Since Gipe’s placement on unpaid leave, his supporters say they have been harassed outside their homes by Sacramento’s Proud Boys contingent for speaking up on his behalf. Evans says pro-Gipe protesters showed up outside his home.
Both Gipe and the Natomas Teachers’ Association declined to comment for this story. The school district says Gipe was placed on leave pending a school board investigation that determined he should be removed for code and policy violations, but it could take several more months for the process to play out.
We often don’t give teenagers enough agency in their own education, but Gipe’s classroom, by most of his students’ accounts, was an interesting and informative place whether or not you agreed with his politics. Until this incident, Gipe’s provocative teaching style had drawn no consequential complaints. In another measure of his popularity with students, he was chosen by this year’s graduating class to speak on its behalf at commencement ceremonies.

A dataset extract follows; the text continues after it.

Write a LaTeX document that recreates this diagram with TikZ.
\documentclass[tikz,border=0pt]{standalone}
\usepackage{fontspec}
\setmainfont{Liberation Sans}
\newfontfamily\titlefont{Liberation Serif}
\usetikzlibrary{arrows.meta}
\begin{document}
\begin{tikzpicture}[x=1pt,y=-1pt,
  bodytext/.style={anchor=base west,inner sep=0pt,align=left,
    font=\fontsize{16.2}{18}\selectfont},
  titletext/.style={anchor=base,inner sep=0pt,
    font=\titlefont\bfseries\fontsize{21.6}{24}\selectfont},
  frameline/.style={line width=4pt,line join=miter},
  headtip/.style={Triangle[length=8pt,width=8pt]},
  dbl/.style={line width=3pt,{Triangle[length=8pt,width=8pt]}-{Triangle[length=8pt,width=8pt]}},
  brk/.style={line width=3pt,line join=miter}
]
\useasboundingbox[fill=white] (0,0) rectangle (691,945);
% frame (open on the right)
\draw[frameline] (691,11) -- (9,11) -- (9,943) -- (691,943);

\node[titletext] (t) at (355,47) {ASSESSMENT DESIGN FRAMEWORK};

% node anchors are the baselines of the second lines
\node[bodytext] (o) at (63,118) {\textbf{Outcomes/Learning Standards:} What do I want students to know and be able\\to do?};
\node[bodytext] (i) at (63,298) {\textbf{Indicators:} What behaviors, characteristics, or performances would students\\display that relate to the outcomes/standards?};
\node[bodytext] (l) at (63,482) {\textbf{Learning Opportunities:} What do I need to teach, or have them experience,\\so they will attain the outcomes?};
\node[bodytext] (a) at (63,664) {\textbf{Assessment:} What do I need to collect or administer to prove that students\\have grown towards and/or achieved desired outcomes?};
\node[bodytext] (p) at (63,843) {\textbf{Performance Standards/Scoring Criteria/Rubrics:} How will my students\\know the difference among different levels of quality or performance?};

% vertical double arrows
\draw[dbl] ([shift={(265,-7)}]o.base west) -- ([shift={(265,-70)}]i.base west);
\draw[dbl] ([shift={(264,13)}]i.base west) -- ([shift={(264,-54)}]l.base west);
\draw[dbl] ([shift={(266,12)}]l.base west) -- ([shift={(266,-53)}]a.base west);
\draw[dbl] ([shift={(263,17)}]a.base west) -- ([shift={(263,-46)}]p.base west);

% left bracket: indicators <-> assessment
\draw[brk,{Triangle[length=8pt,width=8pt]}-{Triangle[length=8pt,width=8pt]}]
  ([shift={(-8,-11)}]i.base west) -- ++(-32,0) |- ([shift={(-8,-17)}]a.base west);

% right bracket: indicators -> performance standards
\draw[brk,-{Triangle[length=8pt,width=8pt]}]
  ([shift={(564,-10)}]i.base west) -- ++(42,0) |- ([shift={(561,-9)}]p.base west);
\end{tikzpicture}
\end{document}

Ideally, Gipe’s tenure review or another administrative procedure would have caught any improper practices and reined him in without sacrificing what was working about his teaching style. Instead, a practiced chaos agent seized an opportunity to bring its particular brand of curated deception to a local school district with limited capacity to deal with the consequences.

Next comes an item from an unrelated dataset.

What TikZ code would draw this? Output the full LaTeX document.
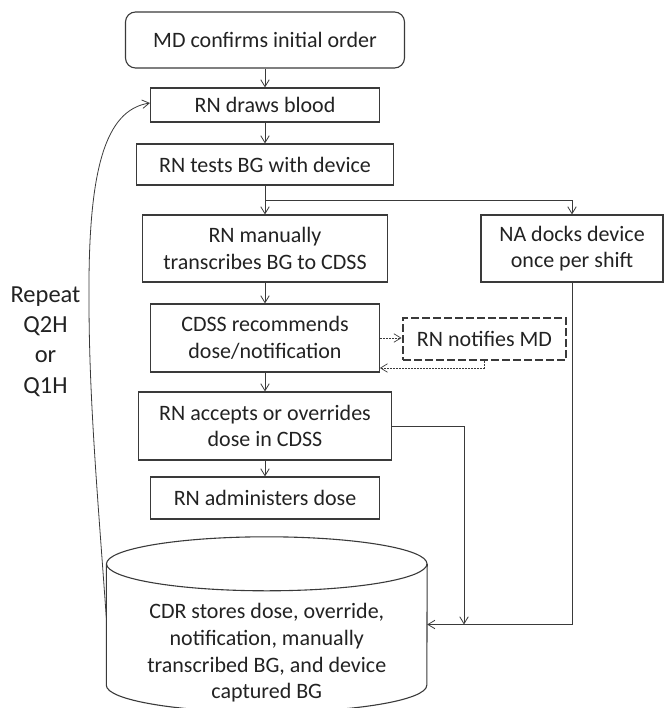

The only people who win in these situations are the mischief-makers — the ones who have no stake in the matter other than to watch it all blow up.
At its best, schools should make students question their worldview. Parents should hope that not everything taught in a classroom lines up exactly with their ideas or beliefs. That’s how good teachers encourage teenagers to think for themselves and form their own opinions. Silencing educators does irreparable harm to our children’s education, and because of this mess, Gipe’s colleagues and students are too afraid of harassment to pick a side.
Yes, Gipe seems to have gone too far in his provocations. He answers to parents and school administration and has to work within the system, but he doesn’t deserve to lose his job or have his family and friends harassed.
Nor is he at fault for teaching students about the unpopular side of historical political arguments. That is what he was hired to do.
And, yes, the superintendent seems to have welcomed public attention too eagerly. He should have told Project Veritas to take a hike and handled the matter through regular district procedures. He answers to students, parents and his employees, not outside political agents.
But Evans is not wrong for enforcing the conditions of Gipe’s employment at Inderkum and ensuring that his teaching didn’t venture too far from the curriculum or common sense. That is what he was hired to do.
If only these two men could have stood eye-to-eye and had a discussion between employer and employee about what was appropriate to display and teach inside Inderkum’s classrooms. Instead, they’re both being forced to stick doggedly to their ideology and play to a crowd ravenous for someone’s blood. What a lesson we’re teaching our children.